▸ **Written request**
Leaving out all pictures, reproduce the entries below exactly, from the first line through the line that contains "0.0957, 0.0990, 0.0991, 0.0991, 0.0960, 0.0967, 0.0981]".

▸ **Exercise data**
################

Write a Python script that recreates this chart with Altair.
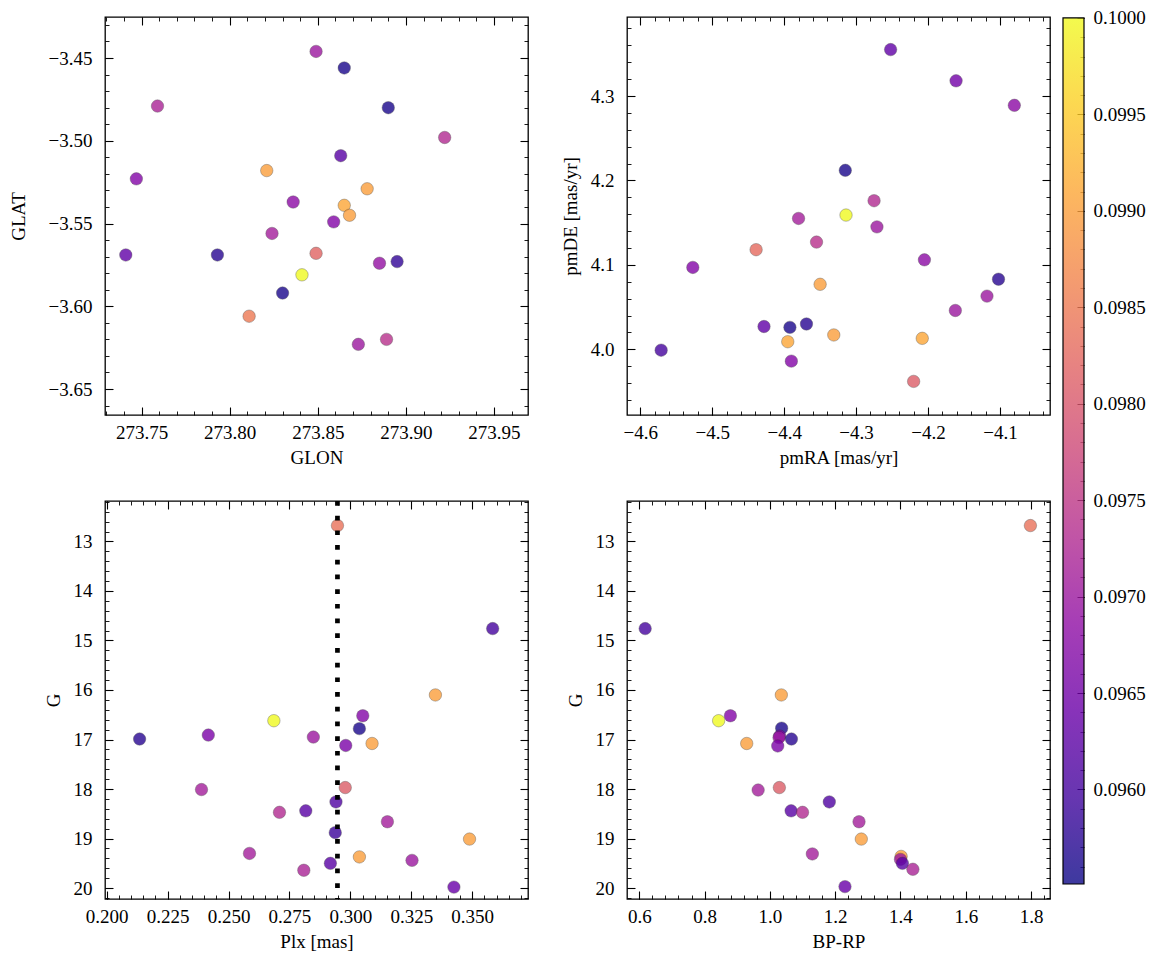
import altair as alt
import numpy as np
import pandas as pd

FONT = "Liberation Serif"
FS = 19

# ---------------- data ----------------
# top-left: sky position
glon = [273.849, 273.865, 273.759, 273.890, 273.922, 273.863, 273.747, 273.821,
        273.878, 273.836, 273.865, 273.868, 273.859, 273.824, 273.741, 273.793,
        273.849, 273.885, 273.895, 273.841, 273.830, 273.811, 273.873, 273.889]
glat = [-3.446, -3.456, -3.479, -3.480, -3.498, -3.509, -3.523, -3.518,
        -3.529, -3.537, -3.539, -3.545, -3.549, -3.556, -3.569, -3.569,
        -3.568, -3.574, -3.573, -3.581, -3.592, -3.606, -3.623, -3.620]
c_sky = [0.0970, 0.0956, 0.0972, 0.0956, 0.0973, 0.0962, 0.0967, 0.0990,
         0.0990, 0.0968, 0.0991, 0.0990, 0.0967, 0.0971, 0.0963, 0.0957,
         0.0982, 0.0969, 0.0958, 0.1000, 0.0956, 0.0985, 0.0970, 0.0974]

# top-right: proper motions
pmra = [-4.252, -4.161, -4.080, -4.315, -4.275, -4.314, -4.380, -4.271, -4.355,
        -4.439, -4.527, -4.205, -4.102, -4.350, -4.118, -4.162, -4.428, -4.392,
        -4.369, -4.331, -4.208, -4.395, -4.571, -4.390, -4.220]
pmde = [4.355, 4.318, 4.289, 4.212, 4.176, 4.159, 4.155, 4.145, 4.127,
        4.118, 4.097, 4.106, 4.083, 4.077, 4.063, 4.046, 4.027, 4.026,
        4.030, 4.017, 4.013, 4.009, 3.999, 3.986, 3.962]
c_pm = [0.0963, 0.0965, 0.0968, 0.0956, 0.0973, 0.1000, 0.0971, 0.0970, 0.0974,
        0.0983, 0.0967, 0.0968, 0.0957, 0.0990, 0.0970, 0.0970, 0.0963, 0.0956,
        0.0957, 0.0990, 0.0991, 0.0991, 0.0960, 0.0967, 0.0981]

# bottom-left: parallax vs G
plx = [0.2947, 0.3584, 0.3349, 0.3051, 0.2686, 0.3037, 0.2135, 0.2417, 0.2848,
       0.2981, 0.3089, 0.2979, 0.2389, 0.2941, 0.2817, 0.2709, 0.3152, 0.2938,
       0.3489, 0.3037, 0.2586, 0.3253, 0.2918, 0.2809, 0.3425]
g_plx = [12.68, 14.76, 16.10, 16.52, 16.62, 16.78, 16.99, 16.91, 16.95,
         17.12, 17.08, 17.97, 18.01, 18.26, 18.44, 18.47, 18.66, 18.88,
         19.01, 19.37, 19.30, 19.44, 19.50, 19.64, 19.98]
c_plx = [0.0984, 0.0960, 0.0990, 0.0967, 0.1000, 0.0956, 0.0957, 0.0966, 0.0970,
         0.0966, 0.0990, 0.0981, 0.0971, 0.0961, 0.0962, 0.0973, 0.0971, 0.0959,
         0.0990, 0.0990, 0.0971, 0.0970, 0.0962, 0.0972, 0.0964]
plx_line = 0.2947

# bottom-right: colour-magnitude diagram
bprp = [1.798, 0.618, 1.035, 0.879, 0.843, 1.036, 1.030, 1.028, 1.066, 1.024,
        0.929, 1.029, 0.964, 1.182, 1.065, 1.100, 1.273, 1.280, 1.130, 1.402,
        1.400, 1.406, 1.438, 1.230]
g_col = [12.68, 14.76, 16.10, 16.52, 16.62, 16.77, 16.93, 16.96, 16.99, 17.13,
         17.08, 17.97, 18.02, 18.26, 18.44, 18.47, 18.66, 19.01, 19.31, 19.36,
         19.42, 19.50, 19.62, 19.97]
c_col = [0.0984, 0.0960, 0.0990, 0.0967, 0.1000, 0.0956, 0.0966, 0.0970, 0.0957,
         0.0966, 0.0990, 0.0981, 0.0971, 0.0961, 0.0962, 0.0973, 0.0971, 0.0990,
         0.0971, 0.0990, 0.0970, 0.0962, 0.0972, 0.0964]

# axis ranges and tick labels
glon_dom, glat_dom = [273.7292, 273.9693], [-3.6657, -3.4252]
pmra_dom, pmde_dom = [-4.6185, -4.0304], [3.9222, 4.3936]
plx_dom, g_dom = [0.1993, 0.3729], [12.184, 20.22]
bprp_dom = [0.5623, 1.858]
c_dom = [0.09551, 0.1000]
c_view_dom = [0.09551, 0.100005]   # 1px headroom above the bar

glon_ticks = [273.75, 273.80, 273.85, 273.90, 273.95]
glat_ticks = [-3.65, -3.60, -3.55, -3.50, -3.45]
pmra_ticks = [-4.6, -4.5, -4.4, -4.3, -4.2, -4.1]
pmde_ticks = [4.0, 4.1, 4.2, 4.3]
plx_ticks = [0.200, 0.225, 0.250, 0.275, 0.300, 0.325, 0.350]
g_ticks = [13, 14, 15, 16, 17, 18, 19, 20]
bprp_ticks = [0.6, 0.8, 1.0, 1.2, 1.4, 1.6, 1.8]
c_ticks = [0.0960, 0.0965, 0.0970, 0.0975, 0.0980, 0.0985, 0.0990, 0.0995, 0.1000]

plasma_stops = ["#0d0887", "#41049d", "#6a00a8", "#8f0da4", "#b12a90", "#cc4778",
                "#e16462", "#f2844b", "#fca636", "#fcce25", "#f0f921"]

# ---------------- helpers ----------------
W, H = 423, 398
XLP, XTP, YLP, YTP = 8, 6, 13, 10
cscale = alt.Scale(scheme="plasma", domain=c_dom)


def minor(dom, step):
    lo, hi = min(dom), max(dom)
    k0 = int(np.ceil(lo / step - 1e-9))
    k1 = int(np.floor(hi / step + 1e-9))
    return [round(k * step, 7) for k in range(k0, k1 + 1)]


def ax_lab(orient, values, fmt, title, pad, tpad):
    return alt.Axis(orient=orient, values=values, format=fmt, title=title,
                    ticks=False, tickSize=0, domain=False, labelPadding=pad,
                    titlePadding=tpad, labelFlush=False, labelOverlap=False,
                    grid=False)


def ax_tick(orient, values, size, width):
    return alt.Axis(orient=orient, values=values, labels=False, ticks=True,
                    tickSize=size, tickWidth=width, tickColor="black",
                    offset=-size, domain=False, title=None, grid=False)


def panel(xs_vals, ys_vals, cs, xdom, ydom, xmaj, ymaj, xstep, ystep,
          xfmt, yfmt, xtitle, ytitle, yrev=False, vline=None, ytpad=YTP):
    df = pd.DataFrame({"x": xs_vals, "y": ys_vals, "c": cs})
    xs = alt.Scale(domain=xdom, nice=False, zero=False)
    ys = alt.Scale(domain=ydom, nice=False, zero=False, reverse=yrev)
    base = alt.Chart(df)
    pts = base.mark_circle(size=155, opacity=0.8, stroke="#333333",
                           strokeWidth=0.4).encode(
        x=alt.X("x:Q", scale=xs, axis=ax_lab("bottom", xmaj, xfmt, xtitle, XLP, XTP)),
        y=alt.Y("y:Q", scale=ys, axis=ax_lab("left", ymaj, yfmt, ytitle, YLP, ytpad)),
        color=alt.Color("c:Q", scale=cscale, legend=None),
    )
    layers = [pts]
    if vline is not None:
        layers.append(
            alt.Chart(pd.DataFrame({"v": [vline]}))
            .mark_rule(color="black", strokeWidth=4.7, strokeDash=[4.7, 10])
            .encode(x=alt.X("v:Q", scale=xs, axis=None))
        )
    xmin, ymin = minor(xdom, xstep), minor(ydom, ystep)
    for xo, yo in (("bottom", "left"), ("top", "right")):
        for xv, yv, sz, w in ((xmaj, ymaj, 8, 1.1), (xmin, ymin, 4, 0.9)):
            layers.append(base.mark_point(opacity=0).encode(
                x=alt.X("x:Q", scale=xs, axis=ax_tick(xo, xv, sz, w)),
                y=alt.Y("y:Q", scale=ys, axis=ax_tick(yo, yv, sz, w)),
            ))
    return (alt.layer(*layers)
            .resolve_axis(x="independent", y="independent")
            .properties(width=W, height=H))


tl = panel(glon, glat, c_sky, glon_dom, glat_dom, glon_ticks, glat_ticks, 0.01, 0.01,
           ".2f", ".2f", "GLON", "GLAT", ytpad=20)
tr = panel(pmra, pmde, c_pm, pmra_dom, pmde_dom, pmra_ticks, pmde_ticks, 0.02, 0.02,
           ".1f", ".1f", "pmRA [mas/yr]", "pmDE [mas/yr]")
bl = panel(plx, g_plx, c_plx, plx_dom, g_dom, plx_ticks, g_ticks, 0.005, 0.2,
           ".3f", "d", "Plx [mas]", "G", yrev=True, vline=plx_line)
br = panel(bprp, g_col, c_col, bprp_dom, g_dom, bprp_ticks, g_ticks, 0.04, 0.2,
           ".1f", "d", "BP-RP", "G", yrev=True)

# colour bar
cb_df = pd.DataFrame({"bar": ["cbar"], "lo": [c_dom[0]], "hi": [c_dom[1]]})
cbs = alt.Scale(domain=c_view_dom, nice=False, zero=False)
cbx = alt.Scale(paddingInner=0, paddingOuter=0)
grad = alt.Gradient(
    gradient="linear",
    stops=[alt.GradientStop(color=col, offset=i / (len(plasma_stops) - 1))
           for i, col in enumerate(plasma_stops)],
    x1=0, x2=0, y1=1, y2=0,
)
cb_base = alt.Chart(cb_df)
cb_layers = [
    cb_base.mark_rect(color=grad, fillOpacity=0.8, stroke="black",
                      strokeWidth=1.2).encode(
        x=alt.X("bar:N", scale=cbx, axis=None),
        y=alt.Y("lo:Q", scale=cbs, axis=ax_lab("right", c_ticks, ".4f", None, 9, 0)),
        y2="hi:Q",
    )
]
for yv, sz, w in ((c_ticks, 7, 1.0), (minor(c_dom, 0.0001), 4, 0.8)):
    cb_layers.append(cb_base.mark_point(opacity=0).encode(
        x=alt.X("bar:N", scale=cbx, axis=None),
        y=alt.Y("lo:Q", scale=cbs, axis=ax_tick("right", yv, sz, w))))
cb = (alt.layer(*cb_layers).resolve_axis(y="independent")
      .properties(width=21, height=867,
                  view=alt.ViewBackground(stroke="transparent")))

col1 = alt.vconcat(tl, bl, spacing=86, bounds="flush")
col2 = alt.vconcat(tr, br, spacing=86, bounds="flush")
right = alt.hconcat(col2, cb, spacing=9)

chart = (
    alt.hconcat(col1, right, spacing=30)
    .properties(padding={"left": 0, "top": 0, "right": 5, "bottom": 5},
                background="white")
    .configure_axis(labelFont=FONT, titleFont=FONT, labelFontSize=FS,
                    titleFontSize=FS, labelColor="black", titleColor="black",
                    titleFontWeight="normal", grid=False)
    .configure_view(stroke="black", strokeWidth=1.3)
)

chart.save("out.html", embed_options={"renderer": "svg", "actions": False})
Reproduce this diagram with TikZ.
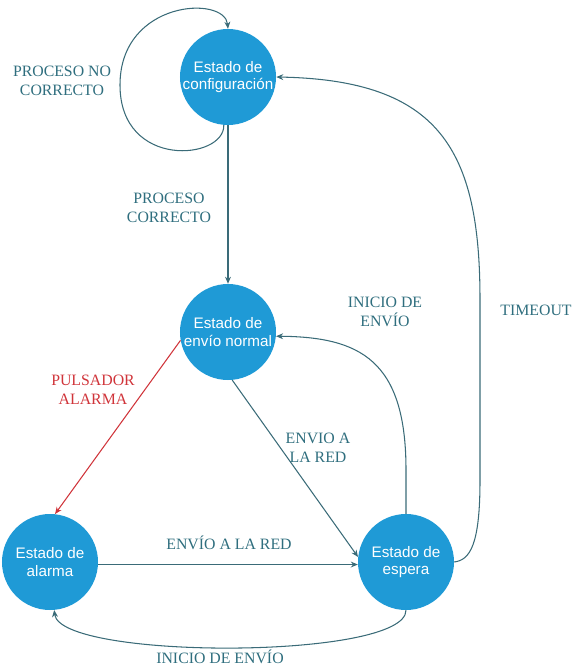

################

▸ **Correct output**
Write a Python script that recreates this chart with Altair.
import altair as alt
import numpy as np
import pandas as pd

FONT = "Liberation Serif"
FS = 19

# ---------------- data ----------------
# top-left: sky position
glon = [273.849, 273.865, 273.759, 273.890, 273.922, 273.863, 273.747, 273.821,
        273.878, 273.836, 273.865, 273.868, 273.859, 273.824, 273.741, 273.793,
        273.849, 273.885, 273.895, 273.841, 273.830, 273.811, 273.873, 273.889]
glat = [-3.446, -3.456, -3.479, -3.480, -3.498, -3.509, -3.523, -3.518,
        -3.529, -3.537, -3.539, -3.545, -3.549, -3.556, -3.569, -3.569,
        -3.568, -3.574, -3.573, -3.581, -3.592, -3.606, -3.623, -3.620]
c_sky = [0.0970, 0.0956, 0.0972, 0.0956, 0.0973, 0.0962, 0.0967, 0.0990,
         0.0990, 0.0968, 0.0991, 0.0990, 0.0967, 0.0971, 0.0963, 0.0957,
         0.0982, 0.0969, 0.0958, 0.1000, 0.0956, 0.0985, 0.0970, 0.0974]

# top-right: proper motions
pmra = [-4.252, -4.161, -4.080, -4.315, -4.275, -4.314, -4.380, -4.271, -4.355,
        -4.439, -4.527, -4.205, -4.102, -4.350, -4.118, -4.162, -4.428, -4.392,
        -4.369, -4.331, -4.208, -4.395, -4.571, -4.390, -4.220]
pmde = [4.355, 4.318, 4.289, 4.212, 4.176, 4.159, 4.155, 4.145, 4.127,
        4.118, 4.097, 4.106, 4.083, 4.077, 4.063, 4.046, 4.027, 4.026,
        4.030, 4.017, 4.013, 4.009, 3.999, 3.986, 3.962]
c_pm = [0.0963, 0.0965, 0.0968, 0.0956, 0.0973, 0.1000, 0.0971, 0.0970, 0.0974,
        0.0983, 0.0967, 0.0968, 0.0957, 0.0990, 0.0970, 0.0970, 0.0963, 0.0956,
        0.0957, 0.0990, 0.0991, 0.0991, 0.0960, 0.0967, 0.0981]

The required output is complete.